Speculations again. We have already written about half a dozen posts which explore the possibility that Microsoft uses Novell to create ‘Winux’ (Windows with a Linux kernel). Here is one such post and here is a more recent one. With the increased complexity of Windows codebase, 60% of which requires rewriting, as well as the endless delays (Longhorn, Vista in an acceptable form, Home Server, etc.), one must stop and wonder.
“If it were not SUSE Linux, could it be BSD…?”Do Project Singularity and the recent rumour about a Windows replacement (already in the making) have an element of truth and potential? The former is said to have been a research-only project and the latter — a hoax. But where does that leave Windows? As the citation above proves, Windows code lacks modularity and it is hardly maintainable. Could Microsoft turn to alternative routes? If it were not SUSE Linux, could it be BSD, whose licence would be somewhat of a relief to Microsoft? The kernel aside, many packages move to GPLv3, which, to quote Eben Moglen, has Microsoft lawyer screaming with their hair on fire.
In yesterday’s writeup, Matt Hartley seems to think that Microsoft should embrace BSD and gradually abandon Windows.
It’s Not Just Bill Gates Leaving the Nest. So now that we have established that Vista is costing Microsoft a loyal fan base, despite the firm grip they maintain in the business market, it’s important for Microsoft to take a proactive stance against improving Windows. With their grip on Dell dropping away slowly and the potential for the same thing with other companies like HP, I would not be shocked to see big box stores beginning to post record returns alongside those big Vista sales claims.
When is Microsoft going to understand that there is a reason why Apple is outperforming them with a better, more stable OS? The simple fact is their choice of a BSD core has driven Apple’s continued success.
Another new article had a funny bit of text:
Mac OS X’s FreeBSD roots provide a level of reliability matched by no version of Windows and no previous version of the Mac. In other words, it’s nearly as reliable as Linux.

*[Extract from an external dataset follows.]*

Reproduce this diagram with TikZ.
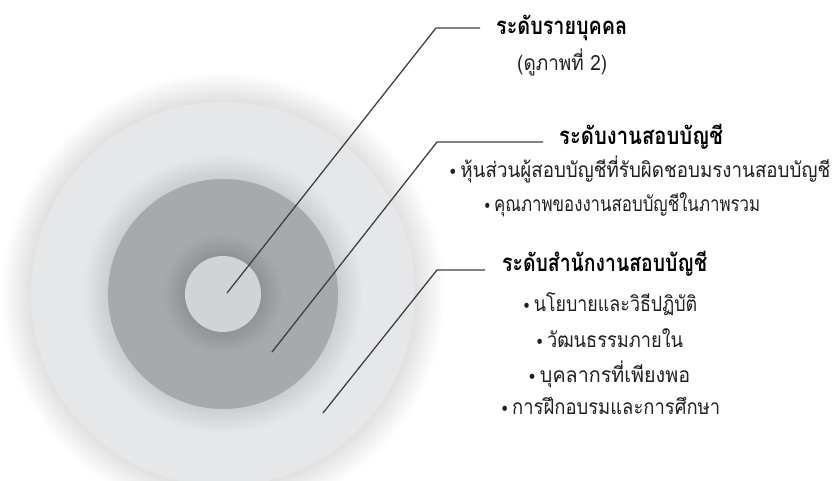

The word “nearly” stands out. Although BSD is very well built, in practice, some say that it’s no GNU/Linux [1, 2, 3]. Whether it’s Linux or BSD, both of which represent freedom, Microsoft must have (at some stage) thought about the possibility of ‘pulling an Apple’. Their execution strategy, particularly with GNU/Linux, would have to be different. Direct contact with the GPL is merely disallowed. Enter the OSI and Novell. Remember Citrix.